Thompson's words carry weight because he has spearheaded the agency's two-year investigation into whether to recommend that Congress pass new laws regulating Internet commerce.

Hotly debated
The issue of just how much risk exists for online users was a topic of hot debate here at the FTC's public workshop on Consumer Protection in the Global Electronic Marketplace, conducted yesterday and today. There is fundamental disagreement over how much risk consumers really take in buying goods and services online.

Some participants in the workshop, the agency's last public event before the commissioners draft their report to Congress, said the purported risks have been overblown.

"I think there is a wrongful perception out there that there is all this Internet fraud," said Peter Gray, co-founder of the Internet Consumers Organization. "Upon investigation, we find that a lot of it is people who didn't know their kids had gotten hold of their credit cards. There's absolutely no evidence that fraud is a huge problem that is preventing people from using the Internet," Gray said.

Watchdogs work
"Fraud is one issue, but the real issue is the new entrepreneurs entering the (e-commerce) business who don't understand the rules" of protecting users' privacy and guarding against credit card fraud, said Steve Cole, senior vice president and general counsel at the Better Business Bureau.
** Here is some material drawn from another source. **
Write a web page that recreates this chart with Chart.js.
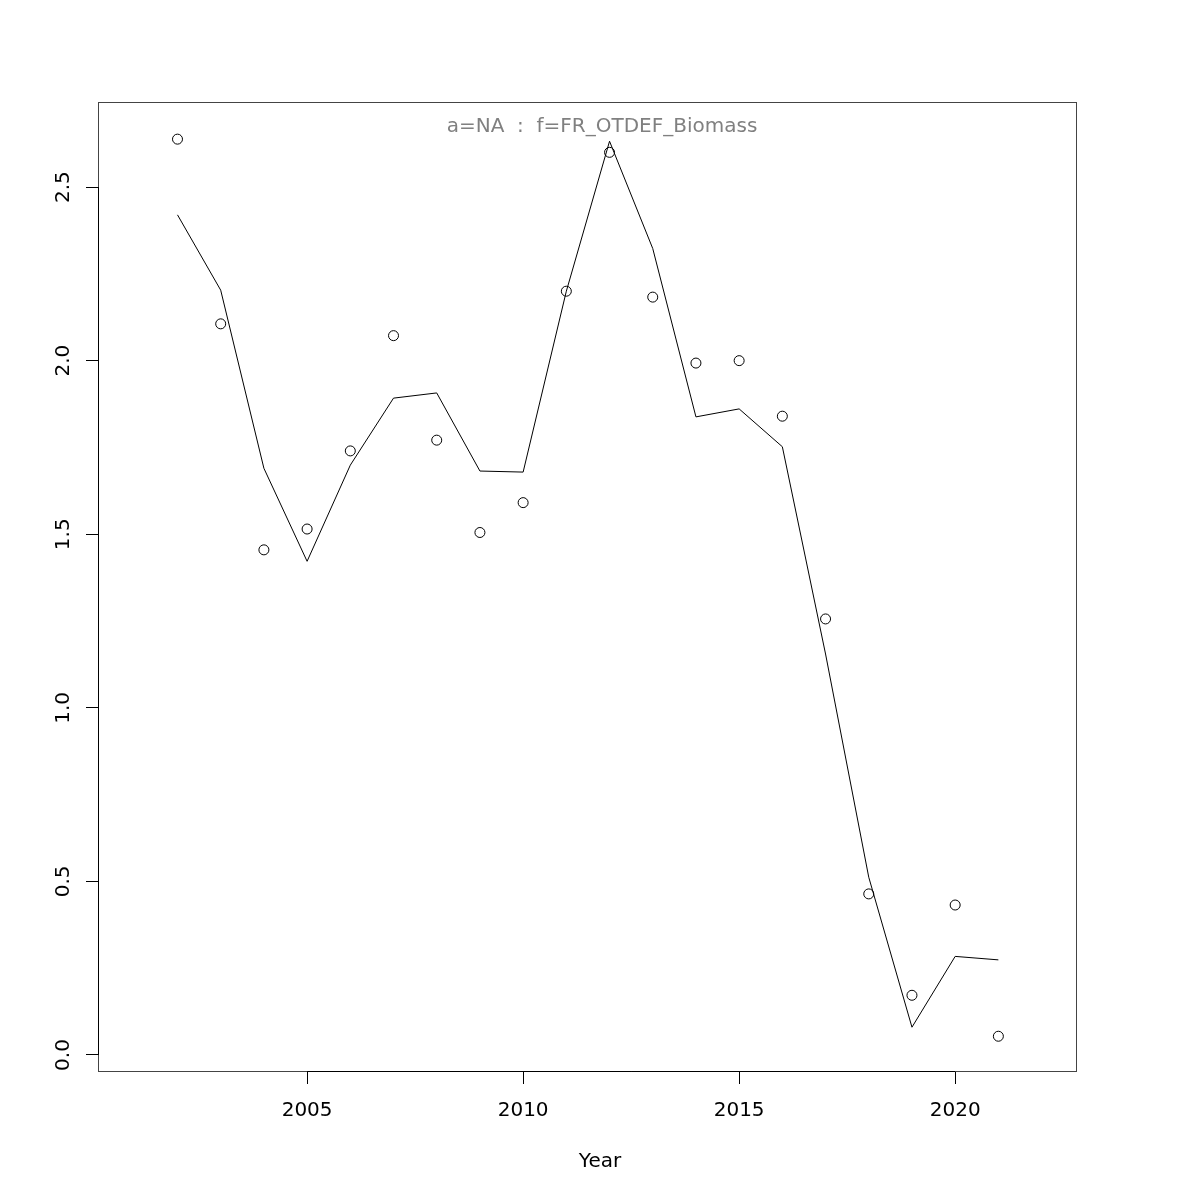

Many online businesses, once they hear from consumer watchdog groups such as the Better Business Bureau, are more than willing to change their policies to help protect consumers, Cole said.

Some law enforcement officials cautioned, however, that self-regulation doesn't have the impact of legal pronouncements.

"The role of self-regulation is to supplement, not to supplant, baseline legal protections," said Eric Wenger, assistant attorney general in the Internet Bureau at the New York state attorney general's office. "Self-regulation alone lacks enforcement; if you violate it, there may not be a penalty."

The FTC is not necessarily against the idea of self-regulation, either. Another key FTC official, Commissioner Orson Swindle, said it would be foolish to think that all Internet fraud can be eradicated.

"We can only touch a smattering of all the crooks in the world," Swindle said. "Self-regulation may not work as fast as we'd like it to, but my impression is it's light years ahead of what government can do."

Evidence building
With one study on Internet privacy just completed and another on international cyber commerce still underway, a few trends have emerged to make regulators such as Thompson nervous.

The privacy study, conducted for the FTC by Georgetown University, revealed that a growing number of e-commerce sites tell users whether they collect personal data, but the vast majority (about 90 percent) fail to meet all the researchers' criteria for truly protecting user privacy. Those criteria include offering ways to opt out of data submission, supplying contact names, and setting forth mechanisms for conflict resolution.

"I was really disappointed in that finding," Thompson said.

Many Internet companies have maintained ever since the FTC's original report on e-commerce privacy in 1997 that the industry simply needs more time to respond to the challenge of protecting user privacy. Some were still saying that when the Georgetown study was released in May.

"The industry can't have it both ways," Thompson said. "They're saying it takes so long (to implement privacy protections), but if you look at their own pronouncements on what an Internet year is, any more delays in providing consumer remedies really take on a different cast."

Ears still open
Before the report to Congress is finalized, Thompson said he wants to hear more from the Internet industry on what new steps it intends to take to protect user privacy.

"The big issues for me are whether the industry is getting the message out to smaller companies as well as major ones, and whether companies are providing meaningful enforcement of their privacy policies," he said.